Data Pipelines

Motivation

Most business applications rely on data processing pipelines of some sort:

  • ETL process that moves data between databases.
  • Machine learning training solution.
  • Data aggregation and analytics.
  • Staging data from a transactional database to a warehouse.

Many of these jobs are not pure data manipulation programs. They also need to enrich the data and tie relevant services together. For example, processing a record may require external API calls that can fail and potentially take a long time.

It is common to have large data sets partitioned across many hosts or databases or have billions of files in a distributed storage. Running a myriad of data processing jobs in parallel is a hard engineering problem. You have to track to their individual statuses, schedule them on available workers, and ensuring that all the subtasks succeed.

Benefits of Temporal

Temporal provides hard guarantees around the durability of data and seamlessly deals with long-running operations, retries, and intermittent failures. Temporal handles the distributed nature of these systems automatically.
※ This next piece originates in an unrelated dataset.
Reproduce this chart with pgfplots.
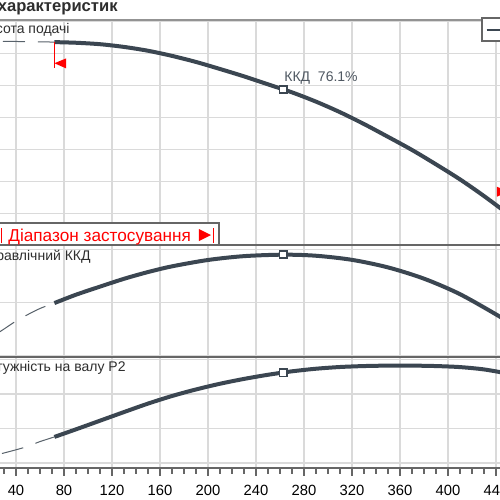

Temporal is an ideal solution for implementing a full scan of a dataset in a scalable and resilient way. The standard pattern is to run an activity (or multiple parallel activities for partitioned data sets) that performs the scan and heartbeats its progress back to Temporal. In the case of a host failure, the operation is retried on a different host and continues execution from the last reported progress.

One crucial feature of Temporal is its ability to route task execution to a specific process or host. It is often useful to control how ML models and other large files are distributed across hosts. For example, if an ML model is partitioned by the city, the requests should be routed to hosts that contain the corresponding city model.